▶ **WRITTEN EXERCISE**:
For the entries below, copy exactly the line that contains "Recreate this image" through the line that contains "const xTicks = [0, 20, 40, 60, 80, 100];", both ends included, and exclude all pictures.

▶ **SUPPLIED ENTRIES**:

────────────────

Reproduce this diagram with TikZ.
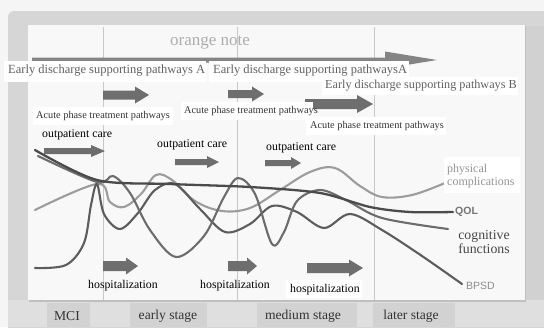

────────────────

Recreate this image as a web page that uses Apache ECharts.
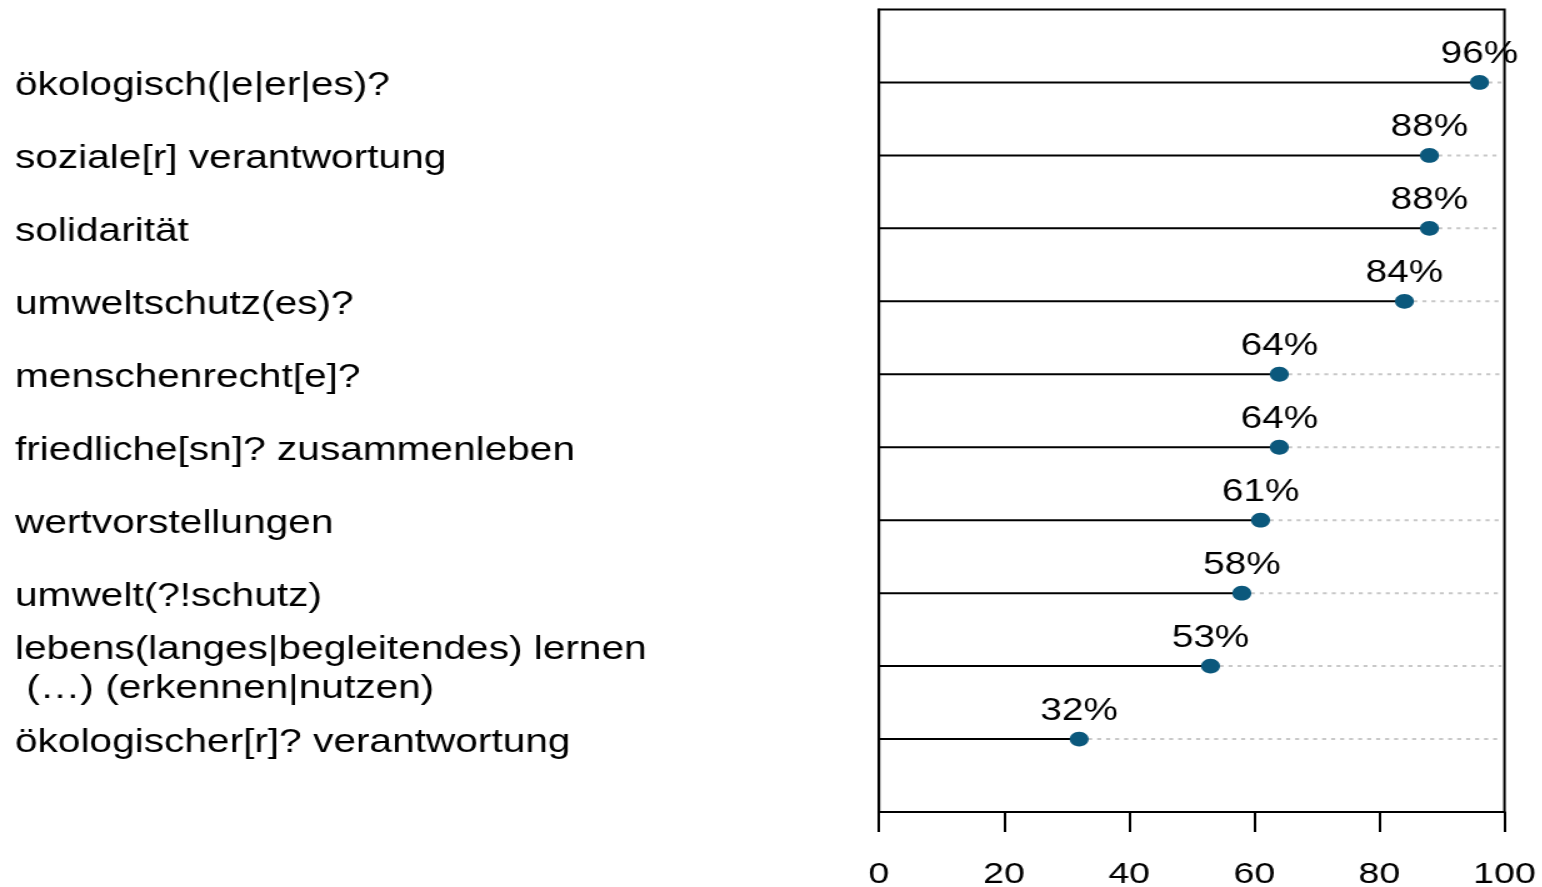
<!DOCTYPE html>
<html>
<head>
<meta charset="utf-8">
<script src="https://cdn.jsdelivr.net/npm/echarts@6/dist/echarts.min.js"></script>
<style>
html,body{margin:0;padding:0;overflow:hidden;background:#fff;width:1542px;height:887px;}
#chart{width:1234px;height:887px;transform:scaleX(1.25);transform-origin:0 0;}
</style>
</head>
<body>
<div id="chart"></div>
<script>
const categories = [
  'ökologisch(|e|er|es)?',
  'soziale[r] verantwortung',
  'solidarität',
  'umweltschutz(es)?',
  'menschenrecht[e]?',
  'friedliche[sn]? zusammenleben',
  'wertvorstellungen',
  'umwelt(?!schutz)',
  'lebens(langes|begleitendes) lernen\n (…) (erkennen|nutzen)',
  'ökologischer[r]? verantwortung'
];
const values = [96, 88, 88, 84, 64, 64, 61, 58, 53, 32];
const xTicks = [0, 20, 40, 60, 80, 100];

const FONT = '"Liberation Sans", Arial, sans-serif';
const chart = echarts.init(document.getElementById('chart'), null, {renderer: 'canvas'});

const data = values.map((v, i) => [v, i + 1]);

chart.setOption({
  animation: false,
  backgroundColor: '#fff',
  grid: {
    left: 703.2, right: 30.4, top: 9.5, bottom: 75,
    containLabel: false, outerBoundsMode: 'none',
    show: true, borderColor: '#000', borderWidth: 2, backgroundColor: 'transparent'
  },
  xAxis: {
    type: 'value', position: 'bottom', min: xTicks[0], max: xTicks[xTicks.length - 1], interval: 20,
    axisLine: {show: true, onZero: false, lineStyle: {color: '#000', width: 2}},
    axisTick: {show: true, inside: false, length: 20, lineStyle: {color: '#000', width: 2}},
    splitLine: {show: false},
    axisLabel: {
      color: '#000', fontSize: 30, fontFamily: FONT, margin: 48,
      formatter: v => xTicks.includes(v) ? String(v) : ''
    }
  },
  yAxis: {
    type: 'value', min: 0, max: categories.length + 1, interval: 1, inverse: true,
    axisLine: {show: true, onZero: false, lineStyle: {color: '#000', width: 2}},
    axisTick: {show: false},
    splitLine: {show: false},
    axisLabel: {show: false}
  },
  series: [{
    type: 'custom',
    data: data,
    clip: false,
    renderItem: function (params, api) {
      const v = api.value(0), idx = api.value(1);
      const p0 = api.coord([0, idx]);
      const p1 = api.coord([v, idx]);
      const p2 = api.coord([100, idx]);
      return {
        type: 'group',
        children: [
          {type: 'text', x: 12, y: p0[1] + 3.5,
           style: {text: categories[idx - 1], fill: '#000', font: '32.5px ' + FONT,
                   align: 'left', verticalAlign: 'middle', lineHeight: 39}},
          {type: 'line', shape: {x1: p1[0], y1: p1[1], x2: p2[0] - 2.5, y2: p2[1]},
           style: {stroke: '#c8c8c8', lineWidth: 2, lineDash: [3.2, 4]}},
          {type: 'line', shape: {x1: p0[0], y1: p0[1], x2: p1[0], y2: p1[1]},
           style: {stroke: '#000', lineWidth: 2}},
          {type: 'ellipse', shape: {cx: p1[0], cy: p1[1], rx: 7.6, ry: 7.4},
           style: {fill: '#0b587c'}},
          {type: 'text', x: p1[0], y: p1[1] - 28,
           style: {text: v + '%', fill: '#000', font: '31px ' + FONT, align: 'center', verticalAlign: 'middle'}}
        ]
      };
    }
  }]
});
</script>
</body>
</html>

────────────────

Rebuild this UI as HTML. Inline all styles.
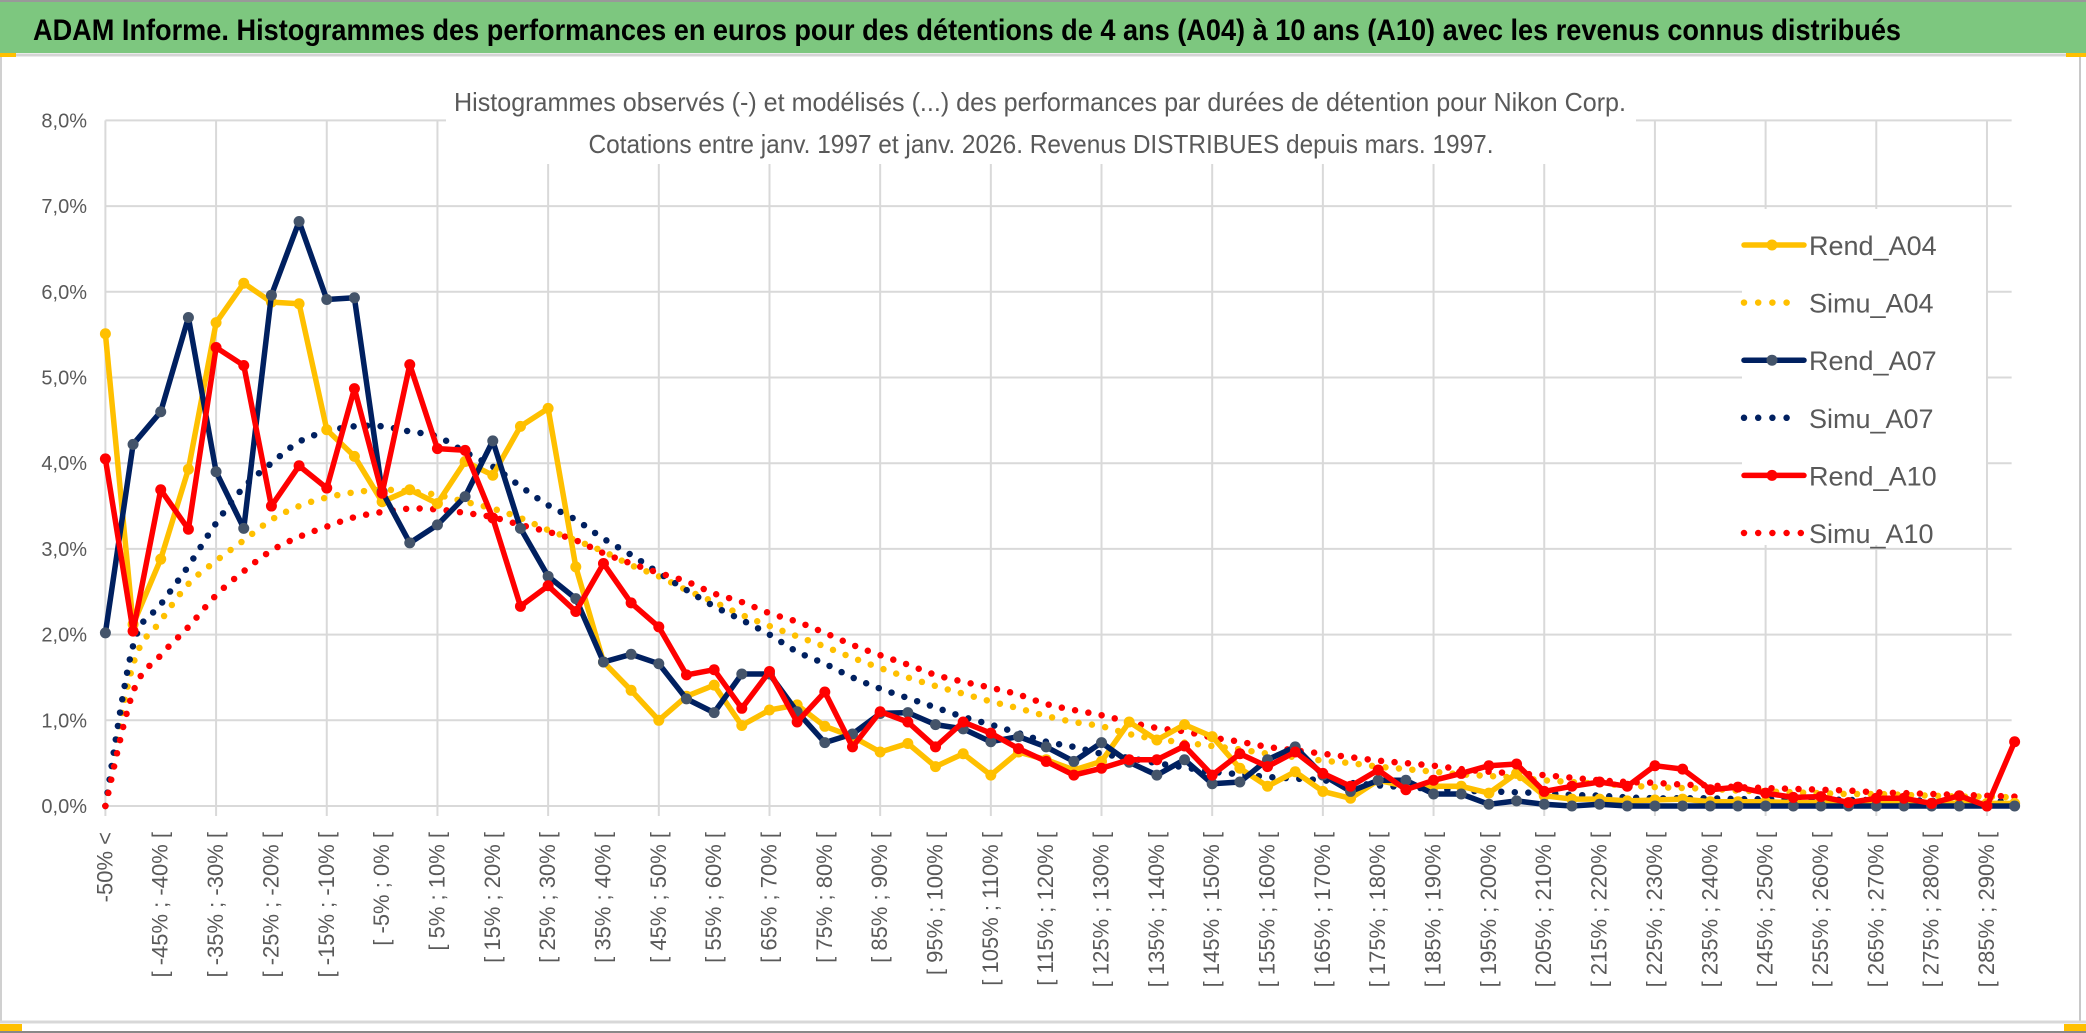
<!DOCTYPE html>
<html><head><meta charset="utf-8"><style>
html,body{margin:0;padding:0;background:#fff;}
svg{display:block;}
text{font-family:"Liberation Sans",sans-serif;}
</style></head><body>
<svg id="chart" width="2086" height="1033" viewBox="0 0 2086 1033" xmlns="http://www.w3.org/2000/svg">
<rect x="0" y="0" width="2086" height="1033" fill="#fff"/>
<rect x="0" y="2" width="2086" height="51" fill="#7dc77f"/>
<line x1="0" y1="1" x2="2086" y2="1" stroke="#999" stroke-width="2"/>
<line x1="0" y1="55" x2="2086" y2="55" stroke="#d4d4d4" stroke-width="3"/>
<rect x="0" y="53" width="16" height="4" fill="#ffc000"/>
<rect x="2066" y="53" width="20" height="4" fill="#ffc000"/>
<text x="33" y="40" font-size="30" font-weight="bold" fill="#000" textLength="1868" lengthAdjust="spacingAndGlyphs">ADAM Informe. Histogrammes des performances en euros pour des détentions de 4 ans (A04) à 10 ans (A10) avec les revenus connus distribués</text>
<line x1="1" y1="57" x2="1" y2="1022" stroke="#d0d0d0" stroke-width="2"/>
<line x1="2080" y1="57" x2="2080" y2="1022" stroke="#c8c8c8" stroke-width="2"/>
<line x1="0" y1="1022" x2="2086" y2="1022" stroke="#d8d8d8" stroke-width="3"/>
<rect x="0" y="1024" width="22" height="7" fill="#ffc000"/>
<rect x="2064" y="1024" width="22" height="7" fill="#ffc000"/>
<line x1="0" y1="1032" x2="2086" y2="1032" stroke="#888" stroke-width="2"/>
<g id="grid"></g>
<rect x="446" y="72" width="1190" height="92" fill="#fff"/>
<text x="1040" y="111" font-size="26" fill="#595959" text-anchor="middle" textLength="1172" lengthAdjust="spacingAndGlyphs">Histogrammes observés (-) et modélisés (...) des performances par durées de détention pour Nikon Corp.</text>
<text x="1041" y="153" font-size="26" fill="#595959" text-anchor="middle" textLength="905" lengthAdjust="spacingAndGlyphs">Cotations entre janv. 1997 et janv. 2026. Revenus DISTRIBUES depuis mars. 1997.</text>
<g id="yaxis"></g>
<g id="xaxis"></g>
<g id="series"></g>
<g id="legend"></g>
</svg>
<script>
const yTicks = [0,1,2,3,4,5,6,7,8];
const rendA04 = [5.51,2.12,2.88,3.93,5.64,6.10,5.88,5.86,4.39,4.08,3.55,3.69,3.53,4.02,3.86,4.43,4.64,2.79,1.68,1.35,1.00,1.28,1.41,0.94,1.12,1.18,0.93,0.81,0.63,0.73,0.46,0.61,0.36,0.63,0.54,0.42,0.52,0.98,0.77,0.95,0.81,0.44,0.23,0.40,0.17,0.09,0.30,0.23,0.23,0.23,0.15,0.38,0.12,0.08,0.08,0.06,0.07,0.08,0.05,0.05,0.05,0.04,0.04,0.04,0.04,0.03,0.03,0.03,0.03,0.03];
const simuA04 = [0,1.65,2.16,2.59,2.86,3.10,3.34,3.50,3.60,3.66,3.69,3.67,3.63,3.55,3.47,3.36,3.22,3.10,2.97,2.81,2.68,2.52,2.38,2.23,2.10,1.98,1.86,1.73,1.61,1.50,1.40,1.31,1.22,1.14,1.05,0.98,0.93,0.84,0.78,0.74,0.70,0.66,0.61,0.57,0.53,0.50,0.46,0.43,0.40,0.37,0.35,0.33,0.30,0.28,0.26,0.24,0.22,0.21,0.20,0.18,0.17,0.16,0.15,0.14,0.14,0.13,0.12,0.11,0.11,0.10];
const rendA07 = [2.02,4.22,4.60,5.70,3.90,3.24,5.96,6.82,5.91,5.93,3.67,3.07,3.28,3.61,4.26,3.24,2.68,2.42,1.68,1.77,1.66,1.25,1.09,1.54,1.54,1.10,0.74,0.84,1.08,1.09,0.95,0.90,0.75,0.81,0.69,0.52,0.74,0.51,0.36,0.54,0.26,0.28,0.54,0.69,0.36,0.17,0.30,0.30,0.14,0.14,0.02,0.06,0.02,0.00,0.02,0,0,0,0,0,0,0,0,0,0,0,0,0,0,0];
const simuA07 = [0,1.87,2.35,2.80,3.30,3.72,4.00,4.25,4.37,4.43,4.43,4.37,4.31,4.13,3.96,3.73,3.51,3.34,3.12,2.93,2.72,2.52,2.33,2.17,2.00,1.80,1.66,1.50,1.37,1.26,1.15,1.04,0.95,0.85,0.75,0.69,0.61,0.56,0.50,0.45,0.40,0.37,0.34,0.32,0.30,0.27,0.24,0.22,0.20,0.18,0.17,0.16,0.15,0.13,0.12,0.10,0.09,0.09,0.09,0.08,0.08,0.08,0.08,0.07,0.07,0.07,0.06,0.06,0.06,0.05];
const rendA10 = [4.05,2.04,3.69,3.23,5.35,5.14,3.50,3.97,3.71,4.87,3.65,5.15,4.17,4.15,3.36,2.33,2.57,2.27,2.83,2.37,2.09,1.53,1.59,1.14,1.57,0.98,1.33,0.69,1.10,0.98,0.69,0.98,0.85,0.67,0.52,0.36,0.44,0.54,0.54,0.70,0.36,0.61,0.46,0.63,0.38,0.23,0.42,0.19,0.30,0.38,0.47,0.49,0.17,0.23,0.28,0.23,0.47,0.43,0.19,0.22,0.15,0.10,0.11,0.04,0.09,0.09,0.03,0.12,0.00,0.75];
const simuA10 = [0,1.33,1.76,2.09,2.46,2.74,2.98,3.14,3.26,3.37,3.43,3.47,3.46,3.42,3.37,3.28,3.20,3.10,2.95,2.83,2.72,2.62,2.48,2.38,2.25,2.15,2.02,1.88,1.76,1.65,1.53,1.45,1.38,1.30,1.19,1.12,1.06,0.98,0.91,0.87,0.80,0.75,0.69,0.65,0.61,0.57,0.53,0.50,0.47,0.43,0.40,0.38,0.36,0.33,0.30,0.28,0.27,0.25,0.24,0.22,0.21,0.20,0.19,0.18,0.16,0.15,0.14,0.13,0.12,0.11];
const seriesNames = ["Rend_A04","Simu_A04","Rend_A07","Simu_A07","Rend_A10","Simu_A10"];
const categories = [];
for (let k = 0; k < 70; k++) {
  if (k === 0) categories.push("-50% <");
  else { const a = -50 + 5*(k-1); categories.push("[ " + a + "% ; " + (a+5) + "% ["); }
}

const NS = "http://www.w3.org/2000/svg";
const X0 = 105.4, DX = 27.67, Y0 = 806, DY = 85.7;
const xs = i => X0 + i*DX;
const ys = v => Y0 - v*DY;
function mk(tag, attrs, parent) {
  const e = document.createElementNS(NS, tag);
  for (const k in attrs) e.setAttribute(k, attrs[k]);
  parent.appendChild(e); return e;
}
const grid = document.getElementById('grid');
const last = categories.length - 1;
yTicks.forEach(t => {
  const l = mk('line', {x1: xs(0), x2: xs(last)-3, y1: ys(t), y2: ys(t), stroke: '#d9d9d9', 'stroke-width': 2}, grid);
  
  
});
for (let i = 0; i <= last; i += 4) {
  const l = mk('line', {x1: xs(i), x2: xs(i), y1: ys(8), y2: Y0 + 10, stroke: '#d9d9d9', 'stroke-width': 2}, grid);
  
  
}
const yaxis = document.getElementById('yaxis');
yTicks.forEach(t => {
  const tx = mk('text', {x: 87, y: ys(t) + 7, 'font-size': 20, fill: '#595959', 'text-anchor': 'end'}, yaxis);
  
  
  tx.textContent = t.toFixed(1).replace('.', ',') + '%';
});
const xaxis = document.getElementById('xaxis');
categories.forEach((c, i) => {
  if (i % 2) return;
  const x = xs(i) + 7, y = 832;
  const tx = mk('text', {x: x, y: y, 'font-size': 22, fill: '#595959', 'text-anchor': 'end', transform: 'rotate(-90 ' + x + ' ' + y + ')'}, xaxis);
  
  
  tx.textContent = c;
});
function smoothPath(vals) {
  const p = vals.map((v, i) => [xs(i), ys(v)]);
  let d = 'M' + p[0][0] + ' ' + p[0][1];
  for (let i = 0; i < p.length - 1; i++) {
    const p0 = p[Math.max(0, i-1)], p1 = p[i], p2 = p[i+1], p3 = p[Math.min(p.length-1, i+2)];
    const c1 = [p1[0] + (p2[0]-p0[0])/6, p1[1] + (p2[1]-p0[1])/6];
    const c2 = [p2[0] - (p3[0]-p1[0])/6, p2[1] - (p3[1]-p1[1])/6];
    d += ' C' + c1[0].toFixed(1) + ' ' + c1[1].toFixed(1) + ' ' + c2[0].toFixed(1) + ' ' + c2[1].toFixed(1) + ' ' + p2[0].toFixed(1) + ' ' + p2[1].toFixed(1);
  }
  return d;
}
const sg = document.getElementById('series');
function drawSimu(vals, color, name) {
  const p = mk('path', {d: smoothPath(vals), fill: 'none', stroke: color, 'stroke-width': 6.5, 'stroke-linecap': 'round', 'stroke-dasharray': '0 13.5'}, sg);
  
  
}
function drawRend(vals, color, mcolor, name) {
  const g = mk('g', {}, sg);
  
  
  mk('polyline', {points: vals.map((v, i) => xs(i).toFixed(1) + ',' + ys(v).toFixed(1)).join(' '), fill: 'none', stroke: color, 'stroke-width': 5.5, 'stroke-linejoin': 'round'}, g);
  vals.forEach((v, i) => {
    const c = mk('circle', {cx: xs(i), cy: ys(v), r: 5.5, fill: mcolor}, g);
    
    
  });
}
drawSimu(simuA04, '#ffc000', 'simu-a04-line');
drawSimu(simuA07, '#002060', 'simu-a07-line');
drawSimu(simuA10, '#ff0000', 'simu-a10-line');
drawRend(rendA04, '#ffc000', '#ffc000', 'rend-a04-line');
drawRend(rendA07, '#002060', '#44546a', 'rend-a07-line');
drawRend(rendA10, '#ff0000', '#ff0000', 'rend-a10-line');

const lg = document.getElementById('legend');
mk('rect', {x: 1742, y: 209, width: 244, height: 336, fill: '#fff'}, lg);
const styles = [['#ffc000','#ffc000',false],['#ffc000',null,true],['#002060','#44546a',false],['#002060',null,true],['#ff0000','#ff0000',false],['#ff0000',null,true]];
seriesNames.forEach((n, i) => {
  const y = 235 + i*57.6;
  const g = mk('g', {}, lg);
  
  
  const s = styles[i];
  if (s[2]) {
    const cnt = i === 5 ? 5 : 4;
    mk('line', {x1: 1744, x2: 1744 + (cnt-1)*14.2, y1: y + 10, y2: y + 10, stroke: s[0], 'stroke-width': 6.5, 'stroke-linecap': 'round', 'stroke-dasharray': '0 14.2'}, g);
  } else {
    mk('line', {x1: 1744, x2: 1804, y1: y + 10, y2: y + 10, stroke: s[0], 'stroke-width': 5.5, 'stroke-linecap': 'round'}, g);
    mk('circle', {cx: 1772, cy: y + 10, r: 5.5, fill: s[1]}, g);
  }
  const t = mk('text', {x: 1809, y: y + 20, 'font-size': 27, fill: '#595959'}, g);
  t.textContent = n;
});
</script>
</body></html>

────────────────

▶ **RESPONSE**:
Recreate this image as a web page that uses Apache ECharts.
<!DOCTYPE html>
<html>
<head>
<meta charset="utf-8">
<script src="https://cdn.jsdelivr.net/npm/echarts@6/dist/echarts.min.js"></script>
<style>
html,body{margin:0;padding:0;overflow:hidden;background:#fff;width:1542px;height:887px;}
#chart{width:1234px;height:887px;transform:scaleX(1.25);transform-origin:0 0;}
</style>
</head>
<body>
<div id="chart"></div>
<script>
const categories = [
  'ökologisch(|e|er|es)?',
  'soziale[r] verantwortung',
  'solidarität',
  'umweltschutz(es)?',
  'menschenrecht[e]?',
  'friedliche[sn]? zusammenleben',
  'wertvorstellungen',
  'umwelt(?!schutz)',
  'lebens(langes|begleitendes) lernen\n (…) (erkennen|nutzen)',
  'ökologischer[r]? verantwortung'
];
const values = [96, 88, 88, 84, 64, 64, 61, 58, 53, 32];
const xTicks = [0, 20, 40, 60, 80, 100];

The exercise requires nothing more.